======== DATASET ROWS
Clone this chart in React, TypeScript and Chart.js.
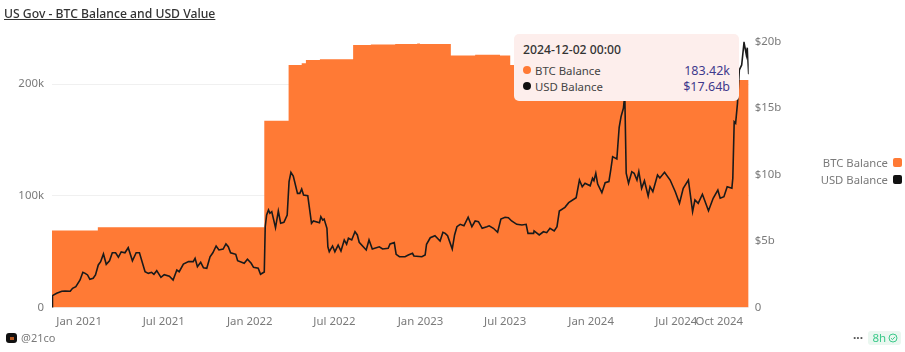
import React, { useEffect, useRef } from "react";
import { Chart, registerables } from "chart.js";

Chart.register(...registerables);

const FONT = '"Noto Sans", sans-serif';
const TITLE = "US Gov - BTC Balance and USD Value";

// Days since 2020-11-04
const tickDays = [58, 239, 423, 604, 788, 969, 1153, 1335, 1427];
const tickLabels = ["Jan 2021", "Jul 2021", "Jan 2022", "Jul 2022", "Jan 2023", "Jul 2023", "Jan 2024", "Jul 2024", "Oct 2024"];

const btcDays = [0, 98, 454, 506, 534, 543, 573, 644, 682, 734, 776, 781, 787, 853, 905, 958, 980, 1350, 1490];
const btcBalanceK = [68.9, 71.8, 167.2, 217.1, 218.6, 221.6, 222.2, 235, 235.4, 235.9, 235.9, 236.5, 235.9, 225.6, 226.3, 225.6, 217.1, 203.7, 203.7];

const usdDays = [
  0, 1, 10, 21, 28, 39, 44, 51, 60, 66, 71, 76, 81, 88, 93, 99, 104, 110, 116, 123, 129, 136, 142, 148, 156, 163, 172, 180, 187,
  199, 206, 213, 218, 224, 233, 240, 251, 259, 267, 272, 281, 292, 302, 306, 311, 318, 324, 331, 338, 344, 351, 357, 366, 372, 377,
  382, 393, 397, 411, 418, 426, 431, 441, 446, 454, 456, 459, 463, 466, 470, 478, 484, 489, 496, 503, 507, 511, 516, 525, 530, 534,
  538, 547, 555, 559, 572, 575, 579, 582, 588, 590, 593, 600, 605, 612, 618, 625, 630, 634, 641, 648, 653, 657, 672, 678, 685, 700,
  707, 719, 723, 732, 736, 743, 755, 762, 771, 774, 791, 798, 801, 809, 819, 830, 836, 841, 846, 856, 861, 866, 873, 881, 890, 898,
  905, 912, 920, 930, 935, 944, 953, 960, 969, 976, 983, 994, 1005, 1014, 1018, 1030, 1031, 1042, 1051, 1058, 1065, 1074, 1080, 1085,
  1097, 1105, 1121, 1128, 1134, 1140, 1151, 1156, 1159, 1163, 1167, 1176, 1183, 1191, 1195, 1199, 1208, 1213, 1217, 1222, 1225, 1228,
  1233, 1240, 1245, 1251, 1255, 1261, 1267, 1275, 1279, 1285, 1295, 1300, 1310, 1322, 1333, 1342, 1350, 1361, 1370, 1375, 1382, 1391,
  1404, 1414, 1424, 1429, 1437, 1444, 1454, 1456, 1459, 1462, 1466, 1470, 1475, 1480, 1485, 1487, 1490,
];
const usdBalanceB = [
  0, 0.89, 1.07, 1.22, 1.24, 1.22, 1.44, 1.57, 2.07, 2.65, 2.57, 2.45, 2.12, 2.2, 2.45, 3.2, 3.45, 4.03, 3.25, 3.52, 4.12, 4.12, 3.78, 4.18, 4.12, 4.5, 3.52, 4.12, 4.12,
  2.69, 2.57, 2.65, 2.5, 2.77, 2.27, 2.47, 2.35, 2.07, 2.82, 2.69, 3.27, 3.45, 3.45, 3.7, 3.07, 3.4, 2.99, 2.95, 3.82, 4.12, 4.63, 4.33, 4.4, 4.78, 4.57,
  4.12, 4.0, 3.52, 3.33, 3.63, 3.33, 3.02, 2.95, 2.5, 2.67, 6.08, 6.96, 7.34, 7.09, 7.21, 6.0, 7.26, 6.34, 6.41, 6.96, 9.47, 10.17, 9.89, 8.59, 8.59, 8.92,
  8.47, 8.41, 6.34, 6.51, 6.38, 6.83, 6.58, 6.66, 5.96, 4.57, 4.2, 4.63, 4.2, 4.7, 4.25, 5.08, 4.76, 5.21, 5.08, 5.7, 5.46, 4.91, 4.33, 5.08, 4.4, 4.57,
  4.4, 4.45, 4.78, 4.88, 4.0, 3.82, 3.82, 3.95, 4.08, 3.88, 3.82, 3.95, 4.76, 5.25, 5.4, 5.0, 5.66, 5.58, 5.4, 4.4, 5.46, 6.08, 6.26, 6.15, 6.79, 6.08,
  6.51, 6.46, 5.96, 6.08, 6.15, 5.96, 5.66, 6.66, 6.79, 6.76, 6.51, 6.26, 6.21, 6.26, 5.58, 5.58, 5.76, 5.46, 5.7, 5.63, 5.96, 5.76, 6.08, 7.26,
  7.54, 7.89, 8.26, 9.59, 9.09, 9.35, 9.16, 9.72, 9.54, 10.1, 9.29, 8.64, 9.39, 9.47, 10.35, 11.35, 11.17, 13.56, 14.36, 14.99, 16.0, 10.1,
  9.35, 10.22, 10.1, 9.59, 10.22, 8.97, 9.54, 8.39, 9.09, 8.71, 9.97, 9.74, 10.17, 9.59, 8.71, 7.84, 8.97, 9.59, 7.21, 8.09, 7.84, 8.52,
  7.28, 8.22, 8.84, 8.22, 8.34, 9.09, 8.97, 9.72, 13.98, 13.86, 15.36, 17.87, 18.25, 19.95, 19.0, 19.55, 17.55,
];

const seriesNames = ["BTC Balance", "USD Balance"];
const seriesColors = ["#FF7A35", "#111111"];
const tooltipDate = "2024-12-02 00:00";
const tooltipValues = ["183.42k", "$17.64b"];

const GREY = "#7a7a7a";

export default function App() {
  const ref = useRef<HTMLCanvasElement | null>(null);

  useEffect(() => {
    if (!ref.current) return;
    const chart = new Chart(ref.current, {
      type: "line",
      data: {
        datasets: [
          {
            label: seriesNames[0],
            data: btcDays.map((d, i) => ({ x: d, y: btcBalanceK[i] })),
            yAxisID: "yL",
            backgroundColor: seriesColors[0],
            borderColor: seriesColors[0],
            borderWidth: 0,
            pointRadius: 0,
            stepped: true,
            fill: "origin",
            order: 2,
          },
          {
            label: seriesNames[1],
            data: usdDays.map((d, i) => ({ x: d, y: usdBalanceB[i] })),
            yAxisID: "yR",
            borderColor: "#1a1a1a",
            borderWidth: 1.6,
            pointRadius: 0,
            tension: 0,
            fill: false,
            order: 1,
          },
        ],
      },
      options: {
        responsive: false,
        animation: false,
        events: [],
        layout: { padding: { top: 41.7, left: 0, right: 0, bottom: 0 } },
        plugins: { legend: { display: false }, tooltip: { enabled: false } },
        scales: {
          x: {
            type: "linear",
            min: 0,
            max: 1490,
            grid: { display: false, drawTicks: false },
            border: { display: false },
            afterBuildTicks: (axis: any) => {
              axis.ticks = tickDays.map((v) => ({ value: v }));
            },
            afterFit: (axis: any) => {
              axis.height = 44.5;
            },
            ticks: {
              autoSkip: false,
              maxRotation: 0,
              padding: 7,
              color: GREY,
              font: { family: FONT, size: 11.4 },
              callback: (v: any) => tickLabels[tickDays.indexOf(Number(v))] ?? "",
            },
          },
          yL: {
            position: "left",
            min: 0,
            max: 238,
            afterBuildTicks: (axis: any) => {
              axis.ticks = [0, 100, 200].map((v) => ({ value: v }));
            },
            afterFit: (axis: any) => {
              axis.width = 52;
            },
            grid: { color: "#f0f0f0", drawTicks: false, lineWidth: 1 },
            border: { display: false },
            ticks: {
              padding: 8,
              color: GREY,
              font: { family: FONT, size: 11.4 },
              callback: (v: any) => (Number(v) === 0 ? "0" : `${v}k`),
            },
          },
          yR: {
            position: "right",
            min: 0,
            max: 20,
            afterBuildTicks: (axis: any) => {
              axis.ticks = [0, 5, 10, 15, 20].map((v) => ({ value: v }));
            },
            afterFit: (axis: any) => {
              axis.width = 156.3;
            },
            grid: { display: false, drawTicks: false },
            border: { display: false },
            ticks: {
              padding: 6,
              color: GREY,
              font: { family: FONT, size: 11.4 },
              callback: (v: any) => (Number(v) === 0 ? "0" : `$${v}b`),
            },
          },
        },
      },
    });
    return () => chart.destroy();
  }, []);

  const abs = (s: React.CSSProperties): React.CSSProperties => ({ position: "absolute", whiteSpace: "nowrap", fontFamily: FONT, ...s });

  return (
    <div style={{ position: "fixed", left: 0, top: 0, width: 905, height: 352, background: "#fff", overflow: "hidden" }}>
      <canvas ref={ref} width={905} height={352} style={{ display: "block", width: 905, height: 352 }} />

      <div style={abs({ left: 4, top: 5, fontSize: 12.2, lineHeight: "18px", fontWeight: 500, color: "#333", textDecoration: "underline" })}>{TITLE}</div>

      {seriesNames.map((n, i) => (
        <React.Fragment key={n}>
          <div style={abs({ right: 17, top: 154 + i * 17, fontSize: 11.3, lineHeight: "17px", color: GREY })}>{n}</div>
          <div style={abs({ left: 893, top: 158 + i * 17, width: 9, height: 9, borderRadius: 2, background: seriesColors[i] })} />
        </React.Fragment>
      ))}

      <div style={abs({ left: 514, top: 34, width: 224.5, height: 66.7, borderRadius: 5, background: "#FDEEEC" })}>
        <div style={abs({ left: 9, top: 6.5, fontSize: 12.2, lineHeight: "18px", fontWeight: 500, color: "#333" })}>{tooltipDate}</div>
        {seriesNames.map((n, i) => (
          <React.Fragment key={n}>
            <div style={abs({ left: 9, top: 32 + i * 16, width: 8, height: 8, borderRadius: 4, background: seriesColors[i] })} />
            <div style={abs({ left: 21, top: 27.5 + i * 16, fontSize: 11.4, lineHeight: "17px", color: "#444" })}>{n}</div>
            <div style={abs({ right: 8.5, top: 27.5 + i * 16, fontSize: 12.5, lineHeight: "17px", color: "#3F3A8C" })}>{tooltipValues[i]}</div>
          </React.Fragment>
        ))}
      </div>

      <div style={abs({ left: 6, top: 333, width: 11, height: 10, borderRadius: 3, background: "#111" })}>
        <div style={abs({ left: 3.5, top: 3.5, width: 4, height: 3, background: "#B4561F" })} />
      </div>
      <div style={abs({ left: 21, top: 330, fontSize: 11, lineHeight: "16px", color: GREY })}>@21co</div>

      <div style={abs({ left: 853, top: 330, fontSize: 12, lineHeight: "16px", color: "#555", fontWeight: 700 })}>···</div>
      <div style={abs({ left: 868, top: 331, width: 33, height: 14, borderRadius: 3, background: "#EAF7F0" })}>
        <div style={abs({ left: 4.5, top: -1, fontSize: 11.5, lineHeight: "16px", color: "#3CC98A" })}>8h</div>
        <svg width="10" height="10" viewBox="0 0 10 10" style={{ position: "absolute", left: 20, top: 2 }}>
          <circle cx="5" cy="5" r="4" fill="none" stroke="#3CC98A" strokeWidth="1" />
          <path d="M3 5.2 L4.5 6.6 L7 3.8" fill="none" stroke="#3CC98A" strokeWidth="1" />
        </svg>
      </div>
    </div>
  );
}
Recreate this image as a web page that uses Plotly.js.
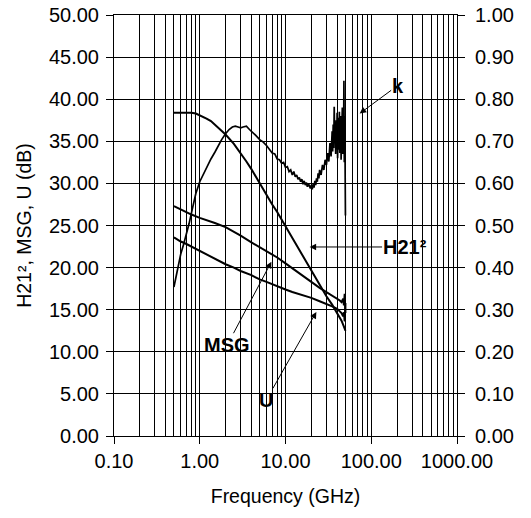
================
GOAL
Return exactly what appears from the opening line of the material through the line with "217.1, 203.7, 203.7];", apart from the pictures.

WRITTEN RESPONSE
Clone this chart in React, TypeScript and Chart.js.
import React, { useEffect, useRef } from "react";
import { Chart, registerables } from "chart.js";

Chart.register(...registerables);

const FONT = '"Noto Sans", sans-serif';
const TITLE = "US Gov - BTC Balance and USD Value";

// Days since 2020-11-04
const tickDays = [58, 239, 423, 604, 788, 969, 1153, 1335, 1427];
const tickLabels = ["Jan 2021", "Jul 2021", "Jan 2022", "Jul 2022", "Jan 2023", "Jul 2023", "Jan 2024", "Jul 2024", "Oct 2024"];

const btcDays = [0, 98, 454, 506, 534, 543, 573, 644, 682, 734, 776, 781, 787, 853, 905, 958, 980, 1350, 1490];
const btcBalanceK = [68.9, 71.8, 167.2, 217.1, 218.6, 221.6, 222.2, 235, 235.4, 235.9, 235.9, 236.5, 235.9, 225.6, 226.3, 225.6, 217.1, 203.7, 203.7];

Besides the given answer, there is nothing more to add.